In a plan that uses the rolling-5 allocation method described in section 4211(c)(3) of ERISA, the credit shall equal the amount of the liability assessed for the prior partial withdrawal, reduced as if that amount was being fully amortized in level annual installments over the 5-year period beginning with the plan year in which the prior partial withdrawal occurred. When an employer's prior partial withdrawal liability has been reduced or waived, this credit shall be adjusted in accordance with §4206.8.
In a plan that uses the direct attribution allocation method described in section 4211(c)(4) of ERISA, the credit shall equal the amount of the liability assessed for the prior partial withdrawal, reduced as if that amount was being fully amortized in level annual installments beginning with the plan year in which the prior partial withdrawal occurred, over the greater of 10 years or the amortization period for the resulting base when the combined charge base and the combined credit base are offset under section 431(b)(5) of the Code. When an employer's prior partial withdrawal liability has been reduced or waived, this credit shall be adjusted in accordance with §4206.8.
[61 FR 34086, July 1, 1996, as amended at 80 FR 55009, Sept. 11, 2015]
(a) General.
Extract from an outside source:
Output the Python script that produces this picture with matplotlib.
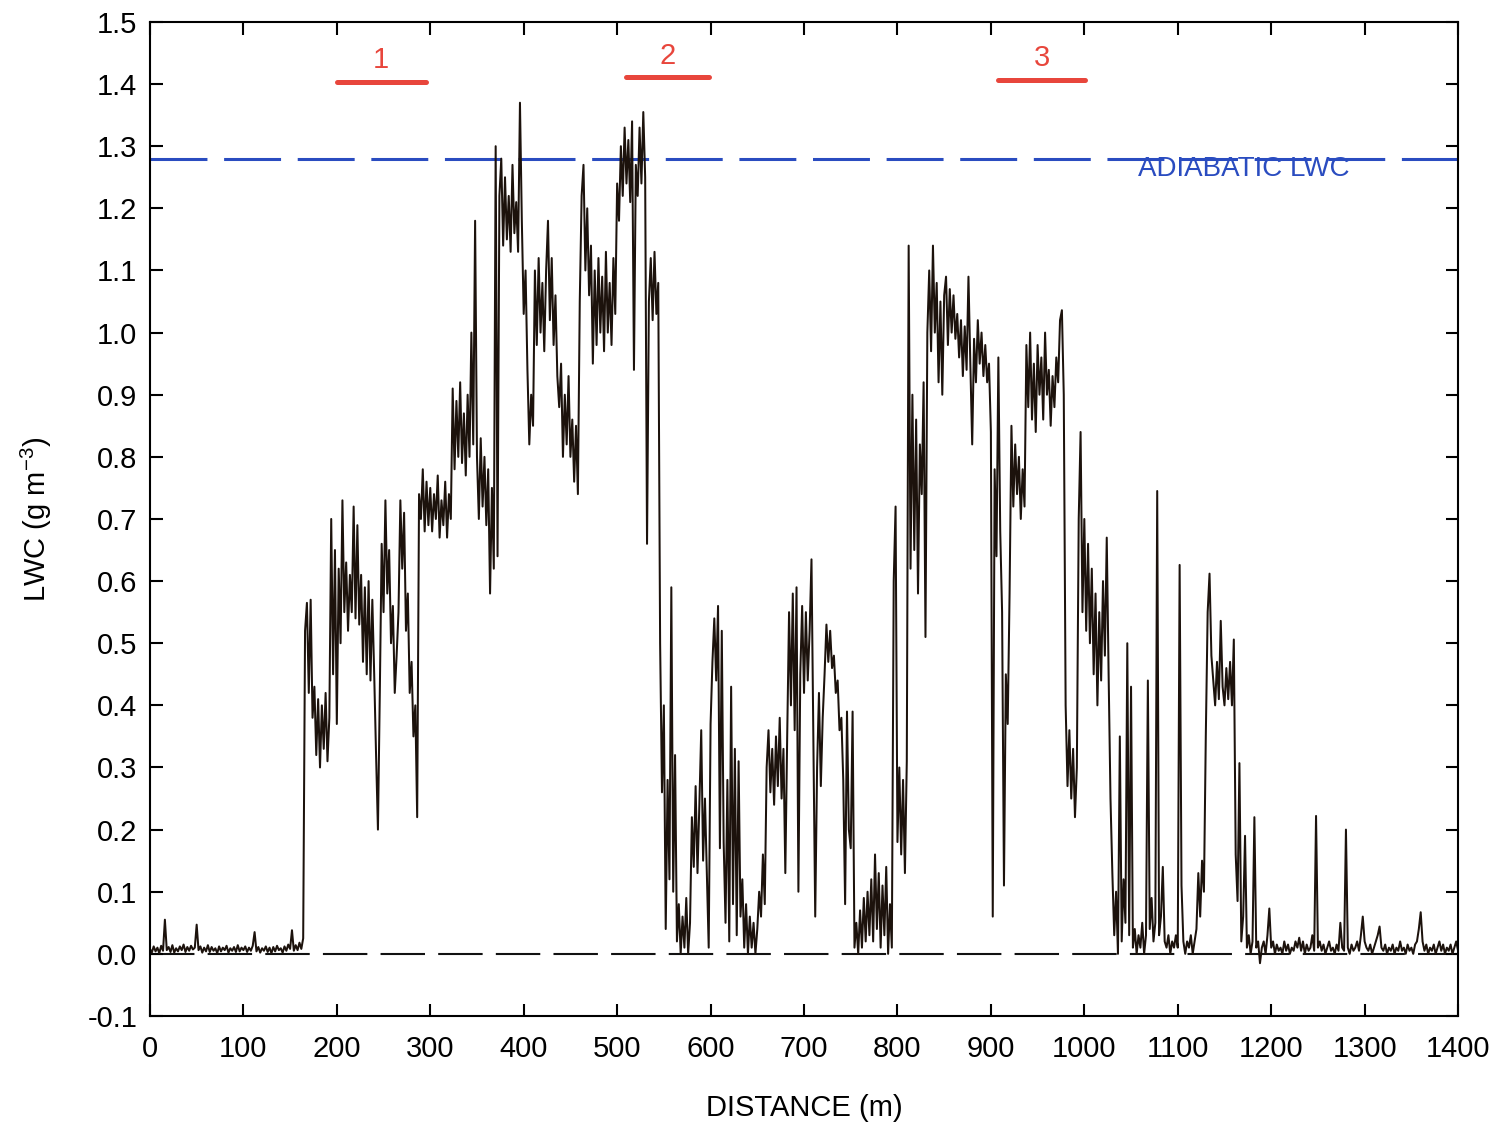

If an employer's withdrawal liability for a prior partial withdrawal has been reduced or waived, the credit determined pursuant to §§4206.4 through 4206.7 shall be adjusted in accordance with this section.
(b) Computation. The adjusted credit is calculated by multiplying the credit determined under the preceding sections of this part by a fraction—
(1) The numerator of which is the excess of the total partial withdrawal liability of the employer for all partial withdrawals in prior years (excluding those partial withdrawals for which the credit is zero) over the present value of each abatement or other reduction of that prior withdrawal liability calculated as of the date on which that prior partial withdrawal liability was determined; and
(2) The denominator of which is the total partial withdrawal liability of the employer for all partial withdrawals in prior years (excluding those partial withdrawals for which the credit is zero).
A plan that has adopted an alternative method of allocating unfunded vested benefits pursuant to section 4211(c)(5) of ERISA and part 4211 of this chapter shall adopt, by plan amendment, a method of calculating the credit provided by §4206.3 that is consistent with the rules in §§4206.4 through 4206.8 for plans using the statutory allocation method most similar to the plan's alternative allocation method.
For the purposes of applying the rules in §§4206.4 through 4206.9 in any case in which either the prior or subsequent partial withdrawal resulted from a 70-percent contribution decline (or a 35-percent decline in the case of certain retail food industry plans), the first year of the 3-year testing period shall be deemed to be the plan year in which the partial withdrawal occurred.